Oliver nodded, climbing to his knees to undress. The scant moonlight filtering through the rafters of the hayloft didn’t afford Bram much of a view as he removed his own clothes, laying the soft fabric on the scratchy hay. Oliver lay him down again, nestling between his legs. Heat pooled inside him as Oliver kissed his worries away… as he bucked against Oliver’s strong body. Oliver reached a hand between them, deft fingers massaging Bram between his legs until he was slick and shaking. He wrapped his legs around Oliver’s waist as he sank deep inside his body.
“I will always be here,” Oliver whispered, his languid movements causing Bram to gasp and moan. “Buried so deep inside you, just as you are buried inside me, cradling my heart for all eternity.”
5
The Caterpillar & the Butterfly
Bram did have some good hiding places. The loose board in the room above the disused stable at the end of the garden was spacious enough for the scrap leather bag the stable hand left behind when Lord Hallam sold the last of his horses. In it, Bram stored clothes which had once belonged to his deceased brothers, though they were moth-eaten now and quite out of fashion. Every so often, he would smuggle them to a lock box at Brown’s Hotel, where he would sometimes take a room.
On days such as this, when he was forced to spend time with Aunt Felicity, the dowager duchess, Bram wore trousers beneath his day dress, waited for his aunt to drink herself to sleep, then abandoned her in a hotel lounge.
From there, he would check in at Brown’s as a butterfly, and emerge as a caterpillar never seen without a hat and scarf. There was a freedom in wearing his brother’s clothes that went beyond the ease with which a man could navigate the streets, museums, and parks unhindered.
He had watched an outdoor performance of A Midsummer Night’s Dream—from where he got his new surname—when he had an epiphany. The actress playing Helena, having shed her character to flirt with Bram, leaving him flustered and unable to speak without stammering, said to him, “When one spends their life on the stage, one forgets what is real, but I never forget a genuine smile, and yours is a dazzler, handsome.”
The joy and freedom to be himself had given him a smile he’d never managed at any social event his parents had dragged him to. It had taken Bram two years of wearing his youngest brother’s shoes—after all, Sebastian’s feet were the smallest of his three brothers—to realise that Bram was not the part he played.
He was not the caterpillar. She was.
Bram was the butterfly.
The caterpillar was so well-worn, like a favourite nightgown. Yet, Bram was tired of playing the part, of dancing with a smile, of curtseying and playing coy, of feigning interest in men old enough to be his father.
Bram would not have to marry a man twice his age. He would not have to be chaperoned by a drunk aunt, nor plotted against by his own father, nor scorned by his own mother. Bram could be his own man. If it were possible.
Was it?
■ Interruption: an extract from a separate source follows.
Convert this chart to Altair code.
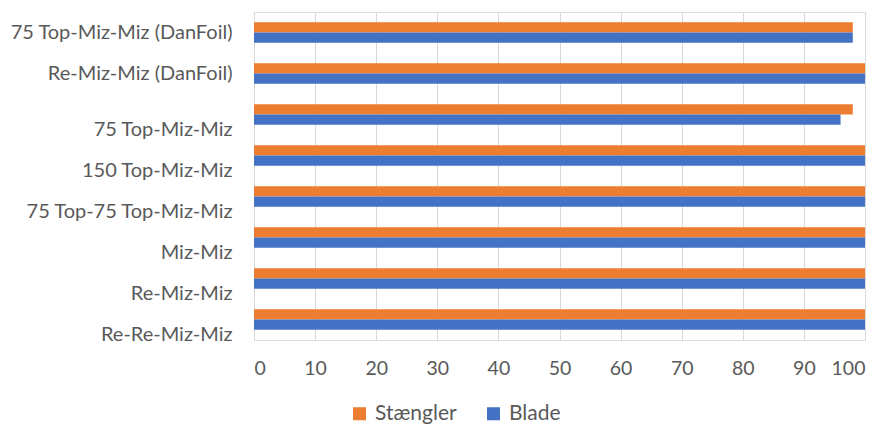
import altair as alt
import pandas as pd

categories = [
    "75 Top-Miz-Miz (DanFoil)",
    "Re-Miz-Miz (DanFoil)",
    "75 Top-Miz-Miz",
    "150 Top-Miz-Miz",
    "75 Top-75 Top-Miz-Miz",
    "Miz-Miz",
    "Re-Miz-Miz",
    "Re-Re-Miz-Miz",
]
staengler = [98, 100, 98, 100, 100, 100, 100, 100]
blade = [98, 100, 96, 100, 100, 100, 100, 100]
series = ["Stængler", "Blade"]
colors = ["#ED7D31", "#4472C4"]
x_ticks = list(range(0, 101, 10))

rows = []
for c, s, b in zip(categories, staengler, blade):
    rows.append({"cat": c, "series": "Stængler", "value": s})
    rows.append({"cat": c, "series": "Blade", "value": b})
df = pd.DataFrame(rows)

shifted = categories[2:]
test = " || ".join([f"datum.value == '{c}'" for c in shifted])

FONT = "Lato"
GRAY = "#595959"

chart = alt.Chart(df).mark_bar(opacity=1).encode(
    y=alt.Y(
        "cat:N",
        sort=categories,
        scale=alt.Scale(paddingInner=0.5, paddingOuter=0.25),
        axis=alt.Axis(
            title=None, ticks=False, domain=False, grid=False,
            labelFont=FONT, labelFontSize=20, labelColor=GRAY,
            labelPadding=22, labelLimit=400,
            labelOffset={"condition": {"test": test, "value": 15}, "value": 0},
        ),
    ),
    yOffset=alt.YOffset("series:N", sort=series),
    x=alt.X(
        "value:Q",
        scale=alt.Scale(domain=[0, 100], nice=False),
        axis=alt.Axis(
            title=None, values=x_ticks, ticks=False, domain=False,
            grid=True, gridColor="#d9d9d9", gridWidth=1,
            labelFont=FONT, labelFontSize=19.5, labelColor=GRAY,
            labelPadding=19,
        ),
    ),
    color=alt.Color(
        "series:N",
        sort=series,
        scale=alt.Scale(domain=series, range=colors),
        legend=alt.Legend(
            title=None, orient="none", legendX=95, legendY=391,
            direction="horizontal", symbolType="square", symbolSize=170,
            symbolStrokeWidth=0, labelFont=FONT, labelFontSize=21,
            labelColor=GRAY, columnPadding=26, labelOffset=5,
        ),
    ),
).properties(
    width=611,
    height=328,
    autosize=alt.AutoSizeParams(type="none"),
    padding={"left": 254, "top": 12, "right": 17, "bottom": 85},
).configure_view(stroke=None).configure(background="white")

chart.save("out.html", embed_options={"renderer": "svg", "actions": False})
Was such a life possible?
Thinking of his friend, Armando, and his stories of taking his ward to London Zoo, Bram found himself wandering towards Regent’s Park. And who should he stumble upon but Armando’s ward, Cecilia, and… Oh dear… Mr Hazard.
“Bram, Bram,” Cecilia called, waving erratically, then running towards him when he froze. “I didn’t know you would be here.”
Only Armando knew of the tight skin he sometimes wore.